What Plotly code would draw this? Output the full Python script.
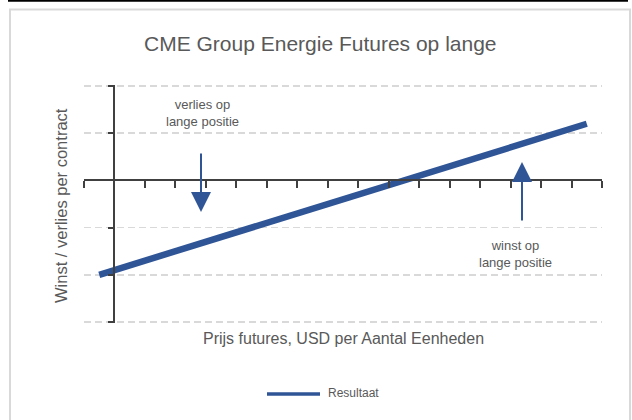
import plotly.graph_objects as go

# ---- data ----
categories = list(range(17))
resultaat = [-2.0, -1.8, -1.6, -1.4, -1.2, -1.0, -0.8, -0.6, -0.4, -0.2,
             0.0, 0.2, 0.4, 0.6, 0.8, 1.0, 1.2]
y_ticks = [-3, -2, -1, 0, 1, 2]
x_ticks = [c - 0.5 for c in categories] + [categories[-1] + 0.5]

title_text = "CME Group Energie Futures op lange"
x_title = "Prijs futures, USD per Aantal Eenheden"
y_title = "Winst / verlies per contract"
series_name = "Resultaat"
note_loss = "verlies op<br>lange positie"
note_gain = "winst op<br>lange positie"

W, H = 632, 420
FONT = "Arial, Liberation Sans, sans-serif"
GRAY = "#595959"
AXIS = "#404040"
BLUE = "#2F5597"

def px(x):
    return x / W

def py(y):
    return 1 - y / H

plot_l, plot_r = 84, 602
x_range = [-0.5, 16.5]
# extend value range slightly so that the end gridlines are drawn
eps = 0.03
y_range = [-3 - eps, 2 + eps]
px_per_unit = (322 - 86) / 5.0
plot_t = 86 - eps * px_per_unit
plot_b = 322 + eps * px_per_unit

yaxis_x_px = plot_l + (0.5 - x_range[0]) / (x_range[1] - x_range[0]) * (plot_r - plot_l)
xaxis_y_px = plot_b - (0 - y_range[0]) / (y_range[1] - y_range[0]) * (plot_b - plot_t)

fig = go.Figure()
fig.add_trace(go.Scatter(
    x=categories, y=resultaat, mode="lines", name=series_name,
    line=dict(color=BLUE, width=6.5), showlegend=False, hoverinfo="skip",
))

fig.update_layout(
    width=W, height=H,
    margin=dict(l=0, r=0, t=0, b=0, pad=0),
    paper_bgcolor="white", plot_bgcolor="rgba(0,0,0,0)",
    font=dict(family=FONT, color=GRAY),
    showlegend=False,
    xaxis=dict(
        domain=[px(plot_l), px(plot_r)], range=x_range,
        anchor="free", position=py(xaxis_y_px),
        showgrid=False, zeroline=False,
        showline=True, linecolor=AXIS, linewidth=2,
        tickmode="array", tickvals=x_ticks, ticks="outside",
        ticklen=7, tickwidth=2, tickcolor=AXIS, showticklabels=False,
        fixedrange=True,
    ),
    yaxis=dict(
        domain=[py(plot_b), py(plot_t)], range=y_range,
        anchor="free", position=px(yaxis_x_px),
        showgrid=True, gridcolor="#D9D9D9", gridwidth=1.5, griddash="7px,4px",
        zeroline=False,
        showline=True, linecolor=AXIS, linewidth=2,
        tickmode="array", tickvals=y_ticks, ticks="outside",
        ticklen=5, tickwidth=2, tickcolor=AXIS, showticklabels=False,
        fixedrange=True,
    ),
)

shapes = [
    dict(type="rect", xref="paper", yref="paper",
         x0=px(10), x1=px(630), y0=py(440), y1=py(9.5),
         line=dict(color="#D9D9D9", width=2), fillcolor="rgba(0,0,0,0)", layer="below"),
    dict(type="line", xref="paper", yref="paper",
         x0=px(8), x1=px(628), y0=py(0.8), y1=py(0.8),
         line=dict(color="black", width=2)),
    dict(type="line", xref="paper", yref="paper",
         x0=px(267), x1=px(320), y0=py(394), y1=py(394),
         line=dict(color=BLUE, width=3.5)),
]
fig.update_layout(shapes=shapes)

annotations = [
    dict(text=title_text, xref="paper", yref="paper", x=px(320), y=py(44),
         xanchor="center", yanchor="middle", showarrow=False,
         font=dict(size=21, color=GRAY, family=FONT)),
    dict(text=x_title, xref="paper", yref="paper", x=px(343), y=py(338),
         xanchor="center", yanchor="middle", showarrow=False,
         font=dict(size=16, color=GRAY, family=FONT)),
    dict(text=y_title, xref="paper", yref="paper", x=px(61), y=py(206),
         xanchor="center", yanchor="middle", showarrow=False, textangle=-90,
         font=dict(size=16.5, color=GRAY, family=FONT)),
    dict(text=note_loss, xref="paper", yref="paper", x=px(202), y=py(113),
         xanchor="center", yanchor="middle", showarrow=False,
         font=dict(size=13, color=GRAY, family=FONT)),
    dict(text=note_gain, xref="paper", yref="paper", x=px(515), y=py(254),
         xanchor="center", yanchor="middle", showarrow=False,
         font=dict(size=13, color=GRAY, family=FONT)),
    dict(text="", xref="paper", yref="paper", x=px(201), y=py(212),
         ax=0, ay=-60, showarrow=True, arrowhead=2, arrowsize=2,
         arrowwidth=2, arrowcolor=BLUE),
    dict(text="", xref="paper", yref="paper", x=px(522), y=py(162),
         ax=0, ay=60, showarrow=True, arrowhead=2, arrowsize=2,
         arrowwidth=2, arrowcolor=BLUE),
    dict(text=series_name, xref="paper", yref="paper", x=px(326), y=py(393),
         xanchor="left", yanchor="middle", showarrow=False,
         font=dict(size=12, color=GRAY, family=FONT)),
]
fig.update_layout(annotations=annotations)

fig.write_html("out.html",
               config={"displayModeBar": False, "staticPlot": True},
               post_script="document.body.style.margin='0';document.body.style.padding='0';")
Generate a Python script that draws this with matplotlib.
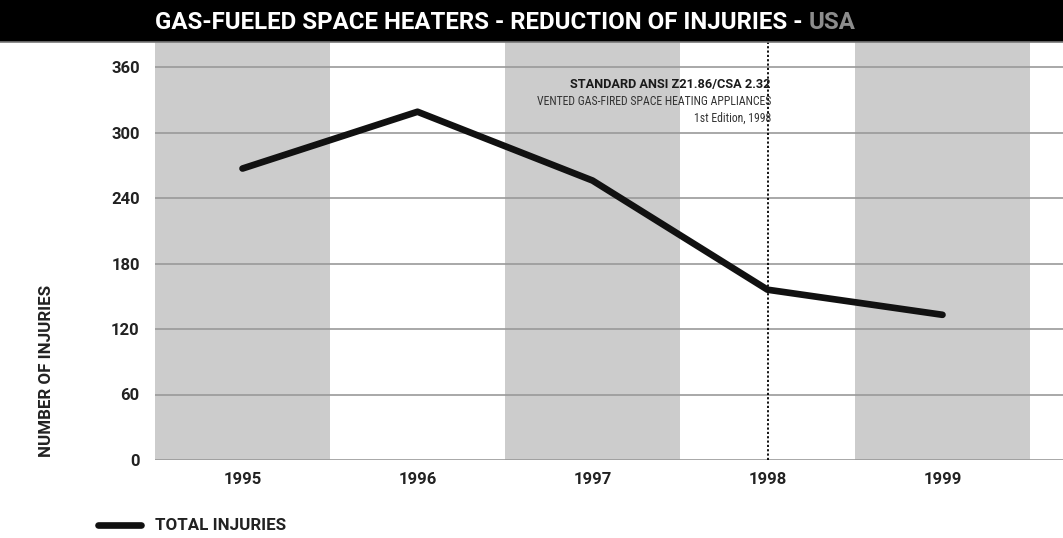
import matplotlib
matplotlib.use('Agg')
import matplotlib.pyplot as plt
from matplotlib.patches import Rectangle

# Data
years = [1995, 1996, 1997, 1998, 1999]
injuries = [267, 319, 256, 156, 133]
yticks = [0, 60, 120, 180, 240, 300, 360]
shaded_years = [1995, 1997, 1999]

plt.rcParams['font.family'] = ['Roboto', 'DejaVu Sans']
NARROW = ['Roboto Condensed', 'Roboto', 'DejaVu Sans']

W, H = 1063, 538
fig = plt.figure(figsize=(W / 100, H / 100), dpi=100)
ax = fig.add_axes([155 / W, (H - 460) / H, (W - 155) / W, (460 - 42) / H])


def fit(txt, width_px):
    # scale a text's font size so it spans about width_px pixels
    fig.canvas.draw()
    w = txt.get_window_extent().width
    txt.set_fontsize(txt.get_fontsize() * width_px / w)


# title bar
fig.patches.append(Rectangle((0, (H - 42) / H), 1, 42 / H, transform=fig.transFigure,
                             facecolor='black', edgecolor='none', zorder=0))
fig.add_artist(plt.Line2D([0, 1], [(H - 42) / H] * 2, color='#777777', lw=1.2))

for yr in shaded_years:
    ax.axvspan(yr - 0.5, yr + 0.5, color='#cccccc', lw=0, zorder=0)

for t in yticks:
    ax.axhline(t, color='#999999', lw=1.2, zorder=1)

ax.axvline(1998, color='black', lw=1.3, ls=(0, (1.2, 1.2)), zorder=2)

ax.plot(years, injuries, color='#111111', lw=4.8, solid_capstyle='round',
        solid_joinstyle='round', zorder=3)

ax.set_xlim(1994.5, 1994.5 + (W - 155) / 175)
ax.set_ylim(0, 360 + 25 / 65.5 * 60)
ax.set_xticks(years)
ax.set_xticklabels([str(y) for y in years])
ax.set_yticks(yticks)
ax.tick_params(length=0, labelsize=12, labelcolor='#222222', pad=11)
ax.tick_params(axis='x', pad=9)
for lab in ax.get_xticklabels() + ax.get_yticklabels():
    lab.set_fontweight('bold')
for s in ax.spines.values():
    s.set_visible(False)

# annotation at the 1998 standard line
xr = 1994.5 + (771 - 155) / 175
a1 = ax.text(xr, 340.8, 'STANDARD ANSI Z21.86/CSA 2.32', ha='right', va='baseline',
             fontsize=9, fontweight='bold', color='#1a1a1a')
a2 = ax.text(xr, 325.2, 'VENTED GAS-FIRED SPACE HEATING APPLIANCES', ha='right',
             va='baseline', fontsize=9, color='#333333', family=NARROW)
a3 = ax.text(xr, 309.6, '1st Edition, 1998', ha='right', va='baseline',
             fontsize=9, color='#333333', family=NARROW)
fit(a1, 201)
fit(a2, 234)
a3.set_fontsize(a2.get_fontsize())

ylab = fig.text(47 / W, (H - 371) / H, 'NUMBER OF INJURIES', rotation=90, ha='center',
                va='center', fontsize=11, fontweight='bold', color='#222222')

# title in two colours
t1 = fig.text(155 / W, (H - 22.5) / H, 'GAS-FUELED SPACE HEATERS - REDUCTION OF INJURIES - ',
              color='white', fontsize=15, fontweight='bold', va='center', ha='left')
t2 = fig.text(0, (H - 22.5) / H, 'USA', color='#8c8c8c', fontsize=15, fontweight='bold',
              va='center', ha='left')
fit(t1, 653)
t2.set_fontsize(t1.get_fontsize())
fig.canvas.draw()
t2.set_x(t1.get_window_extent().x1 / W)

# legend
fig.add_artist(plt.Line2D([98 / W, 141 / W], [(H - 525) / H] * 2, color='#111111', lw=4.8,
                          solid_capstyle='round'))
leg = fig.text(155 / W, (H - 525) / H, 'TOTAL INJURIES', fontsize=11, fontweight='bold',
               color='#222222', va='center', ha='left')
fit(leg, 130)
ylab.set_fontsize(leg.get_fontsize())

fig.savefig('out.png', dpi=100)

################

• GOAL OF THE EXERCISE:
Lines containing "matplotlib" are to be counted. State the total and add nothing.

• RESULT FOR THIS EXERCISE:
5